I loved Still Mine partly because it attaches the lives of the two main
characters to their past. The husband and wife are the parents of seven grown
children although only two of them are in the movie. The husband and wife love
each other and they speak about their past with each other. They live on a 2000
acre farm and neither want to leave their land although a daughter tries to
persuade them. (And here one needs to know that the husband although in his
eighties is healthy and strong.)
But the beauty of the movie
is that even with the dementia issue the wife is loved for who she is and will
be. She may lose who she is but her husband will love her for her whole self,
past, present and future. And isn’t that how God sees and loves us.
I believe we must love the
whole person even when they have forgotten themselves.
I am trying to apply some of
my thoughts in a practical manner.
My husband should not walk
anymore by himself.
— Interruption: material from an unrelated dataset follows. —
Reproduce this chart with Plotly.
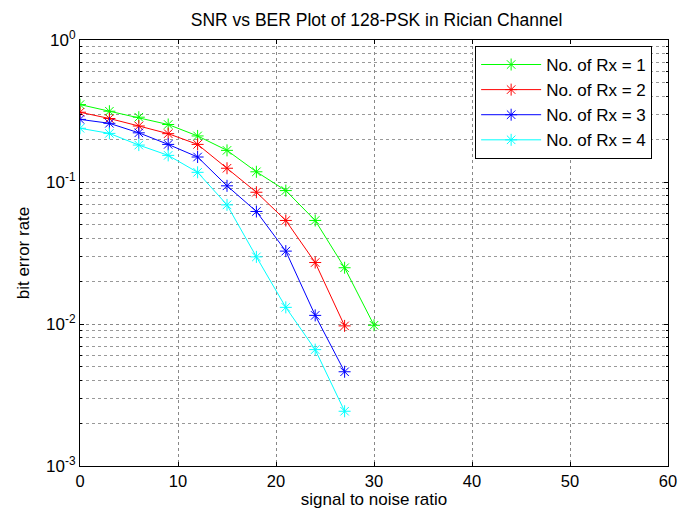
import plotly.graph_objects as go

snr = [0, 3, 6, 9, 12, 15, 18, 21, 24, 27, 30]
ber_rx1 = [0.351, 0.315, 0.286, 0.254, 0.211, 0.167, 0.118, 0.087, 0.0536, 0.0249, 0.0098]
ber_rx2 = [0.310, 0.280, 0.248, 0.219, 0.184, 0.125, 0.0847, 0.0536, 0.0271, 0.0097]
ber_rx3 = [0.276, 0.259, 0.222, 0.184, 0.150, 0.094, 0.062, 0.0326, 0.0115, 0.00461]
ber_rx4 = [0.239, 0.220, 0.182, 0.154, 0.117, 0.069, 0.0297, 0.0131, 0.0066, 0.00243]
names = ["No. of Rx = 1", "No. of Rx = 2", "No. of Rx = 3", "No. of Rx = 4"]
colors = ["#00ff00", "#ff0000", "#0000ff", "#00ffff"]
series = [ber_rx1, ber_rx2, ber_rx3, ber_rx4]
x_ticks = [0, 10, 20, 30, 40, 50, 60]
y_ticks = [1e-3, 1e-2, 1e-1, 1e0]
y_tick_text = ["10<sup>-3</sup>", "10<sup>-2</sup>", "10<sup>-1</sup>", "10<sup>0</sup>"]

fig = go.Figure()
for name, col, ys in zip(names, colors, series):
    fig.add_trace(go.Scatter(
        x=snr[:len(ys)], y=ys, name=name, mode="lines+markers",
        line=dict(color=col, width=1),
        marker=dict(symbol="asterisk-open", size=10, color=col, line=dict(color=col, width=1)),
    ))

minor_vals = []
for d in [1e-3, 1e-2, 1e-1]:
    for k in range(2, 10):
        minor_vals.append(d * k)

fig.update_layout(
    width=689, height=518,
    margin=dict(l=80, r=16, t=40, b=50),
    paper_bgcolor="white", plot_bgcolor="white",
    font=dict(family="Liberation Sans, Arial", size=16, color="black"),
    title=dict(text="SNR vs BER Plot of 128-PSK in Rician Channel", x=(80 + 673) / 2 / 689,
               xanchor="center", y=1 - 20 / 518, yanchor="middle", font=dict(size=17.5)),
    showlegend=True,
    legend=dict(x=0.672, y=0.986, xanchor="left", yanchor="top", bgcolor="white",
                bordercolor="black", borderwidth=1, font=dict(size=17),
                itemwidth=60, tracegroupgap=0),
)
fig.update_xaxes(
    range=[0, 60], tickvals=x_ticks, ticks="inside", ticklen=4, tickcolor="black",
    tickfont=dict(size=16.5),
    showline=True, linecolor="black", linewidth=1, mirror="ticks",
    showgrid=True, gridcolor="#888888", griddash="dot", gridwidth=1, zeroline=False,
    title=dict(text="signal to noise ratio", standoff=4, font=dict(size=17)),
)
fig.update_yaxes(
    type="log", range=[-3, 0], tickvals=y_ticks, ticktext=y_tick_text,
    ticks="inside", ticklen=4, tickcolor="black", tickfont=dict(size=17),
    showline=True, linecolor="black", linewidth=1, mirror="ticks",
    showgrid=True, gridcolor="#888888", griddash="dot", gridwidth=1, zeroline=False,
    minor=dict(tickvals=minor_vals, ticks="inside", ticklen=2, tickcolor="black",
               showgrid=True, gridcolor="#999999", griddash="dot", gridwidth=1),
    title=dict(text="bit error rate", standoff=12, font=dict(size=17)),
)

fig.write_html("out.html")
He is legally blind and sometimes he forgets to look when
crossing streets—I’m not sure he can see well enough when he does look—but he
is now persistent that he must walk. Even on Sunday afternoon when it is 100
degrees outside. Three times this week when we were unable to walk because we
missed the cooler mornings he slipped out the back door and walked. Today I saw
him and followed. And it was a hundred degrees I reminded him, in a rather loud
voice, when we returned home. He wasn’t hot he said.
But this is not just a new
Brad, this is the tenacity that has always belonged to Brad. It is too early in
the journey to put locks on the inside of the doors. I will simply keep working
at finding a better rhythm for our days.